È pertanto è assolutamente necessario un forte coordinamento tra i programmi (e gli stanziamenti) con un’unica cabina di regia. Inoltre in quest’ottica va previsto un ruolo strategico degli enti gestori dell’edilizia residenziale pubblica, vista, tra l’altro, la scelta condivisibile fatta con il recente decreto 19 maggio 2020 n. 34 (Decreto Rilancio) al comma 9 lettera c) dell’articolo 119, dove è stabilito che “le disposizioni contenute nei commi da 1 a 8 si applicano agli interventi effettuati dagli Istituti autonomi case popolari (IACP) comunque denominati nonché dagli enti aventi le stesse finalità sociali dei predetti Istituti, istituiti nella forma di società che rispondono ai requisiti della legislazione europea in materia di “in House Providing” per interventi realizzati su immobili, di loro proprietà ovvero gestiti per conto dei Comuni, adibiti ad edilizia residenziale pubblica”.
Si tratta della detrazione prevista dal DL 63/2013 elevata all’aliquota del 110% in relazione a tutta una serie di interventi riguardanti l’efficientamento energetico, gli interventi antisismici, il fotovoltaico: una misura positiva che, tuttavia, dovrebbe essere prevista per un arco temporale maggiore, al fine di permettere una maggiore programmazione in relazione ad interventi complessi.
Al contempo occorre che nei decreti attuativi sia data centralità, anche nella scelta dei programmi da ammettere al finanziamento, all’intervento sul patrimonio di Edilizia residenziale pubblica puntando decisamente sul loro incremento e riqualificazione. Un obiettivo da perseguire restando ferma la precondizione dell’azzeramento del consumo di suolo. In questo senso la prospettiva di attivazione di finanziamenti pubblici, anche attraverso il pieno utilizzo delle risorse residue dell’ex Fondo Gescal non spesi da tante Regioni, deve prevalere tra i criteri di selezione e di punteggio su quelli privati, considerando che l’ossatura portante del programma non può che riguardare il comparto dell’affitto sociale e sostenibile, scongiurando il rischio di interventi che non incidono sulla riduzione del disagio abitativo.
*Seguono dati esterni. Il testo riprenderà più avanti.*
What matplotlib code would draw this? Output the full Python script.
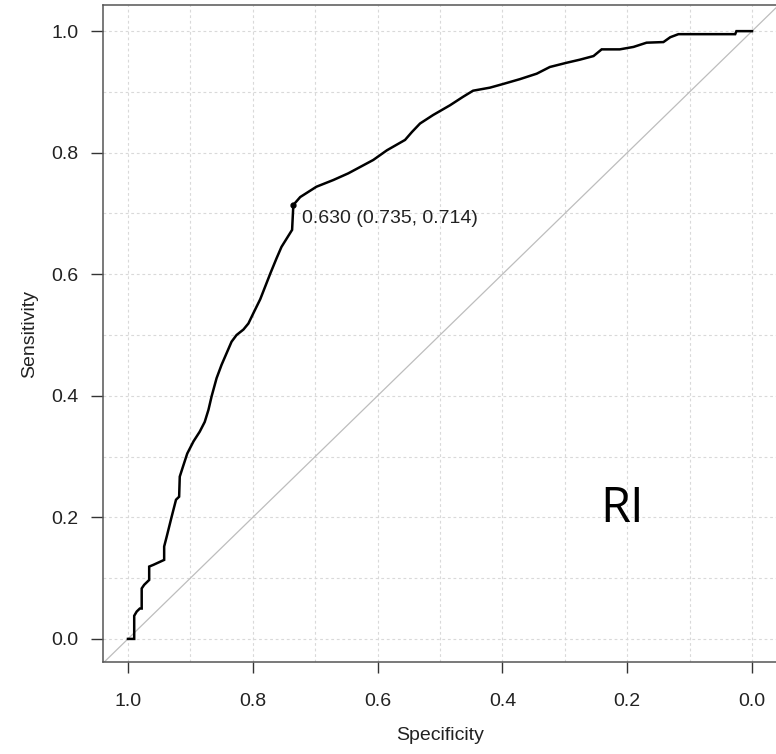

Va chiaramente affermato e perseguito il principio che, negli interventi di edilizia sociale non riconducibili all’ambito dell‘Edilizia residenziale pubblica, i soggetti aventi diritto all’assegnazione siano individuati con appositi bandi pubblici e i canoni di locazione definiti in accordi integrativi con le Organizzazioni sindacali degli inquilini come previsto dal DM Infrastrutture 16 gennaio 2017. In ogni caso nella definizione della misura del canone si deve tener conto delle agevolazioni pubbliche comunque erogate al locatore.